• EXERCISE DETAILS
Please repeat all of the listing exactly.

• DATASET EXTRACT
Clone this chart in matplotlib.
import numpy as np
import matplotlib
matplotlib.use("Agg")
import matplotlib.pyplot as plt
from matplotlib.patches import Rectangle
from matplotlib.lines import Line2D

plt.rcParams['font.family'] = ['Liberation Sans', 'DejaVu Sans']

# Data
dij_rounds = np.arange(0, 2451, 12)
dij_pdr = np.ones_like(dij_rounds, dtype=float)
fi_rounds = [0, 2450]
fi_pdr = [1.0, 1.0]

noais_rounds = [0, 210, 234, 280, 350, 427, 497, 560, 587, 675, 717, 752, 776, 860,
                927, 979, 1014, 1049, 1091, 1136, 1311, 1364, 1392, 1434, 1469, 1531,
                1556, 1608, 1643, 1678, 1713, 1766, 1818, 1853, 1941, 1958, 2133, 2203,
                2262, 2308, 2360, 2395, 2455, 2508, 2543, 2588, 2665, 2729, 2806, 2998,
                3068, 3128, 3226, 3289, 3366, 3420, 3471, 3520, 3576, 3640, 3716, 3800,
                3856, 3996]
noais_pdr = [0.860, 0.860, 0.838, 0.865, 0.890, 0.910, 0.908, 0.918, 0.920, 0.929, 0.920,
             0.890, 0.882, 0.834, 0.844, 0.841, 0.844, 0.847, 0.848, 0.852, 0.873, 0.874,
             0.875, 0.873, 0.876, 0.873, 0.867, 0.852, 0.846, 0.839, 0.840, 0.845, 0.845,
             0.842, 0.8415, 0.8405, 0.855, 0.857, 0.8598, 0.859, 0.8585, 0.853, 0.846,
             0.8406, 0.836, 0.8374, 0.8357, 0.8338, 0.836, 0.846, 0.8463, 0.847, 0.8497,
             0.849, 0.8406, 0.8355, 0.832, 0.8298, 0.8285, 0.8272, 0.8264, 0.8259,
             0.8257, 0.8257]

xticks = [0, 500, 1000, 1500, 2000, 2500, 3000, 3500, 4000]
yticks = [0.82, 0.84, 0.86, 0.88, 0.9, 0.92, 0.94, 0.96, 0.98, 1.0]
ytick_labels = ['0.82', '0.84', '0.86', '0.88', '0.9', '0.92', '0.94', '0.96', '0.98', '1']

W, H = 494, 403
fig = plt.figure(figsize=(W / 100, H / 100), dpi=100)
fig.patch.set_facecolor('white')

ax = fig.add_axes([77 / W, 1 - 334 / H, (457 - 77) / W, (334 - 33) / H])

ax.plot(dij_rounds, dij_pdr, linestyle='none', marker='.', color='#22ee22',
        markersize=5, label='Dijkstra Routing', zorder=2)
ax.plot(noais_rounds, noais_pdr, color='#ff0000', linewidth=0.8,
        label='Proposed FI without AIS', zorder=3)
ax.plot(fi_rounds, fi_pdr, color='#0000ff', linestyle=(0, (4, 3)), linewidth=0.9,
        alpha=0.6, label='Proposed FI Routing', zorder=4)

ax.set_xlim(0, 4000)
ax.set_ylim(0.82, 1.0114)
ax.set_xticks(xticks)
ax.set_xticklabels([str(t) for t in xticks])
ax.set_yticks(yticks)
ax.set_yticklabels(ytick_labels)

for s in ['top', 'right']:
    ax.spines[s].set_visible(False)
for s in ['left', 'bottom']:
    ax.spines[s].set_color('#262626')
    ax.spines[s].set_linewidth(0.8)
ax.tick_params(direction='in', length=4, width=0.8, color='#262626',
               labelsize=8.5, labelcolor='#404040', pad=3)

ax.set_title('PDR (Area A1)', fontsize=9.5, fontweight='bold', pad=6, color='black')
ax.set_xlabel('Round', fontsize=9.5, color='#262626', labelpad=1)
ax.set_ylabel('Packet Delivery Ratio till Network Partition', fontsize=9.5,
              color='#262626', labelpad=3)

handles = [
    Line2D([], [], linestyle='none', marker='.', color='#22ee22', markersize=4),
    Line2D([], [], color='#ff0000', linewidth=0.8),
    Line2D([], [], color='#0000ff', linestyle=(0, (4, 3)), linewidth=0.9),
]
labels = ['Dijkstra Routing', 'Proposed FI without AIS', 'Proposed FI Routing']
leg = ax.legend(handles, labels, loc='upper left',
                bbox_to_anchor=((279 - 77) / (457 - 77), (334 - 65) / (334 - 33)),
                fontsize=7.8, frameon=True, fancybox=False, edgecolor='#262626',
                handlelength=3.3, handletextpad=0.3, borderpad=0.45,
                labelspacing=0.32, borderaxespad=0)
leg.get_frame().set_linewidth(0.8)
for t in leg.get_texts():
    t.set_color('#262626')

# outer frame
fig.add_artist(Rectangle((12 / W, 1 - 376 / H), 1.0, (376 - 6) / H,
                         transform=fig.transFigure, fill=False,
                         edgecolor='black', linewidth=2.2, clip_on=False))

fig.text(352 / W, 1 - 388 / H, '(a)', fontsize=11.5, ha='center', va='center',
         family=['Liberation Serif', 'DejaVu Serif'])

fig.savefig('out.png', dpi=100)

• WORKED ANSWER
Clone this chart in matplotlib.
import numpy as np
import matplotlib
matplotlib.use("Agg")
import matplotlib.pyplot as plt
from matplotlib.patches import Rectangle
from matplotlib.lines import Line2D

plt.rcParams['font.family'] = ['Liberation Sans', 'DejaVu Sans']

# Data
dij_rounds = np.arange(0, 2451, 12)
dij_pdr = np.ones_like(dij_rounds, dtype=float)
fi_rounds = [0, 2450]
fi_pdr = [1.0, 1.0]

noais_rounds = [0, 210, 234, 280, 350, 427, 497, 560, 587, 675, 717, 752, 776, 860,
                927, 979, 1014, 1049, 1091, 1136, 1311, 1364, 1392, 1434, 1469, 1531,
                1556, 1608, 1643, 1678, 1713, 1766, 1818, 1853, 1941, 1958, 2133, 2203,
                2262, 2308, 2360, 2395, 2455, 2508, 2543, 2588, 2665, 2729, 2806, 2998,
                3068, 3128, 3226, 3289, 3366, 3420, 3471, 3520, 3576, 3640, 3716, 3800,
                3856, 3996]
noais_pdr = [0.860, 0.860, 0.838, 0.865, 0.890, 0.910, 0.908, 0.918, 0.920, 0.929, 0.920,
             0.890, 0.882, 0.834, 0.844, 0.841, 0.844, 0.847, 0.848, 0.852, 0.873, 0.874,
             0.875, 0.873, 0.876, 0.873, 0.867, 0.852, 0.846, 0.839, 0.840, 0.845, 0.845,
             0.842, 0.8415, 0.8405, 0.855, 0.857, 0.8598, 0.859, 0.8585, 0.853, 0.846,
             0.8406, 0.836, 0.8374, 0.8357, 0.8338, 0.836, 0.846, 0.8463, 0.847, 0.8497,
             0.849, 0.8406, 0.8355, 0.832, 0.8298, 0.8285, 0.8272, 0.8264, 0.8259,
             0.8257, 0.8257]

xticks = [0, 500, 1000, 1500, 2000, 2500, 3000, 3500, 4000]
yticks = [0.82, 0.84, 0.86, 0.88, 0.9, 0.92, 0.94, 0.96, 0.98, 1.0]
ytick_labels = ['0.82', '0.84', '0.86', '0.88', '0.9', '0.92', '0.94', '0.96', '0.98', '1']

W, H = 494, 403
fig = plt.figure(figsize=(W / 100, H / 100), dpi=100)
fig.patch.set_facecolor('white')

ax = fig.add_axes([77 / W, 1 - 334 / H, (457 - 77) / W, (334 - 33) / H])

ax.plot(dij_rounds, dij_pdr, linestyle='none', marker='.', color='#22ee22',
        markersize=5, label='Dijkstra Routing', zorder=2)
ax.plot(noais_rounds, noais_pdr, color='#ff0000', linewidth=0.8,
        label='Proposed FI without AIS', zorder=3)
ax.plot(fi_rounds, fi_pdr, color='#0000ff', linestyle=(0, (4, 3)), linewidth=0.9,
        alpha=0.6, label='Proposed FI Routing', zorder=4)

ax.set_xlim(0, 4000)
ax.set_ylim(0.82, 1.0114)
ax.set_xticks(xticks)
ax.set_xticklabels([str(t) for t in xticks])
ax.set_yticks(yticks)
ax.set_yticklabels(ytick_labels)

for s in ['top', 'right']:
    ax.spines[s].set_visible(False)
for s in ['left', 'bottom']:
    ax.spines[s].set_color('#262626')
    ax.spines[s].set_linewidth(0.8)
ax.tick_params(direction='in', length=4, width=0.8, color='#262626',
               labelsize=8.5, labelcolor='#404040', pad=3)

ax.set_title('PDR (Area A1)', fontsize=9.5, fontweight='bold', pad=6, color='black')
ax.set_xlabel('Round', fontsize=9.5, color='#262626', labelpad=1)
ax.set_ylabel('Packet Delivery Ratio till Network Partition', fontsize=9.5,
              color='#262626', labelpad=3)

handles = [
    Line2D([], [], linestyle='none', marker='.', color='#22ee22', markersize=4),
    Line2D([], [], color='#ff0000', linewidth=0.8),
    Line2D([], [], color='#0000ff', linestyle=(0, (4, 3)), linewidth=0.9),
]
labels = ['Dijkstra Routing', 'Proposed FI without AIS', 'Proposed FI Routing']
leg = ax.legend(handles, labels, loc='upper left',
                bbox_to_anchor=((279 - 77) / (457 - 77), (334 - 65) / (334 - 33)),
                fontsize=7.8, frameon=True, fancybox=False, edgecolor='#262626',
                handlelength=3.3, handletextpad=0.3, borderpad=0.45,
                labelspacing=0.32, borderaxespad=0)
leg.get_frame().set_linewidth(0.8)
for t in leg.get_texts():
    t.set_color('#262626')

# outer frame
fig.add_artist(Rectangle((12 / W, 1 - 376 / H), 1.0, (376 - 6) / H,
                         transform=fig.transFigure, fill=False,
                         edgecolor='black', linewidth=2.2, clip_on=False))

fig.text(352 / W, 1 - 388 / H, '(a)', fontsize=11.5, ha='center', va='center',
         family=['Liberation Serif', 'DejaVu Serif'])

fig.savefig('out.png', dpi=100)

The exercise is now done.